Valentine John Picinich (September 8, 1896 – December 5, 1942) was an American professional baseball catcher. He played in Major League Baseball (MLB) from 1916 to 1933 for the Philadelphia Athletics, Washington Senators, Boston Red Sox, Cincinnati Reds, Brooklyn Robins / Dodgers, and Pittsburgh Pirates.[1]

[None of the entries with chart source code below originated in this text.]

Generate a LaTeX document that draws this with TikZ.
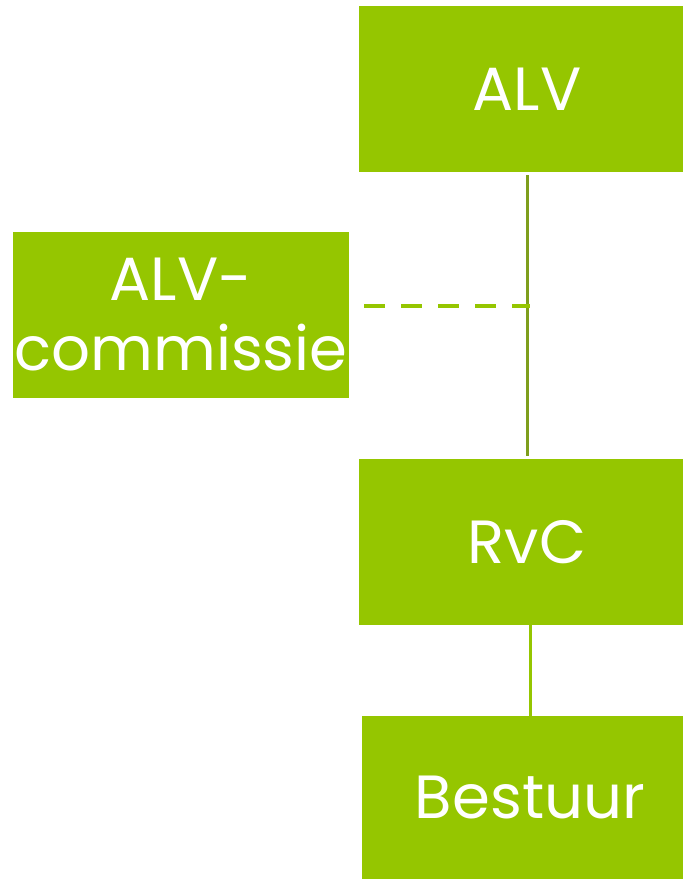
\documentclass[tikz,border=0pt]{standalone}
\usepackage{fontspec}
\setmainfont{Poppins}
\definecolor{boxgreen}{HTML}{95C600}
\definecolor{linegreen}{HTML}{7E9E1C}
\begin{document}
\begin{tikzpicture}[x=1pt,y=-1pt,
  orgbox/.style={fill=boxgreen, draw=none, text=white, minimum width=336pt, minimum height=166pt, inner sep=0pt, align=center, font=\fontsize{61}{70}\selectfont},
  solidlink/.style={draw=linegreen, line width=3pt},
  lightlink/.style={draw=boxgreen, line width=3pt},
  dashlink/.style={draw=boxgreen, line width=4pt, dash pattern=on 21pt off 16pt}]
\useasboundingbox (0,0) rectangle (683,879);
\fill[white] (0,0) rectangle (683,879);
\node[orgbox] (alv) at (527,89) {ALV};
\node[orgbox, text width=336pt] (comm) at (181,315) {ALV-\\commissie};
\node[orgbox] (rvc) at (527,542) {RvC};
\node[orgbox, minimum height=163pt] (best) at (530,797.5) {Bestuur};
\draw[solidlink, shorten <=3pt, shorten >=3pt] (alv.south) -- (rvc.north);
\coordinate (dashend) at (530,306);
\draw[dashlink] ([xshift=15pt]comm.east |- dashend) -- (dashend);
\draw[lightlink] (rvc.south -| best.north) -- (best.north);
\end{tikzpicture}
\end{document}
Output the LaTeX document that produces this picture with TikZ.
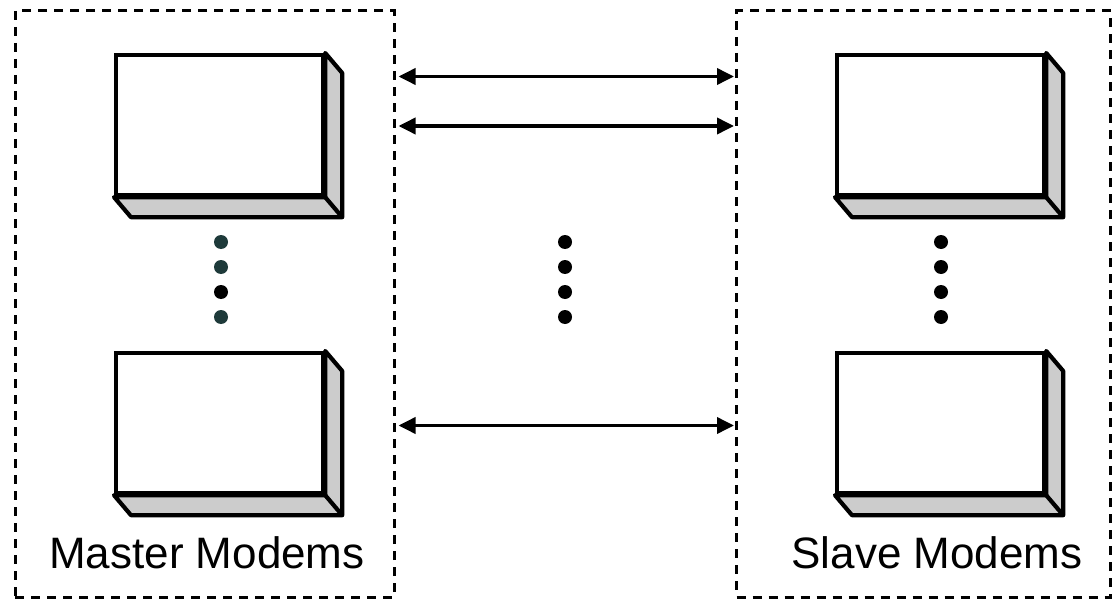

In 18 seasons Picinich played in 1,037 games and hit .258. He caught three no-hitters in his first eight major league seasons and he was the personal catcher for Walter Johnson for four seasons. He was a minor league manager after his playing career ended. He died of pneumonia in 1946.

Career[edit]

After spending one year at Princeton University, Picinich left school to pursue a professional baseball career with the Philadelphia Athletics.[2] He debuted with the Athletics in 1916 and played with the team through 1917.[1] From 1918 to 1922, Picinich played for the Washington Senators and was the personal catcher for Walter Johnson; he only sat out two of Johnson's games during that time.[2] Picinich caught three no-hitters, all early in his career (one by Bullet Joe Bush, 1916; one by Johnson, 1920; and one by Howard Ehmke, 1923).[3][4]

Picinich may have had his best season for the Cincinnati Reds in 1928. He played in a major league career-high 96 games that year and hit .302. The next year, Picinich appeared in 93 games, but his batting average dropped to .260.[1] He seemed to struggle defensively that year, leading the league in two dubious categories: passed balls (9) and stolen bases allowed (75).[5]

After 1929, Picinich never played in more than 41 major league games in any season. He last appeared in the major leagues with the Pittsburgh Pirates in 1933.[1] In 1934, he wrote to Ford Frick to say that he was creating a baseball school in Brooklyn.[6] Picinich then spent four seasons managing in the minor leagues.[1]

Later life[edit]

After leaving baseball, Picinich bought a chicken farm in Maine.[7] He then worked as the personnel service and morale director for Bath Iron Works. In 1942, Picinich was contracted bronchial influenza and was diagnosed with pneumonia a few days later. He died in Nobleboro, Maine, at the age of 46. He was survived by his parents, a wife, and a daughter.[2]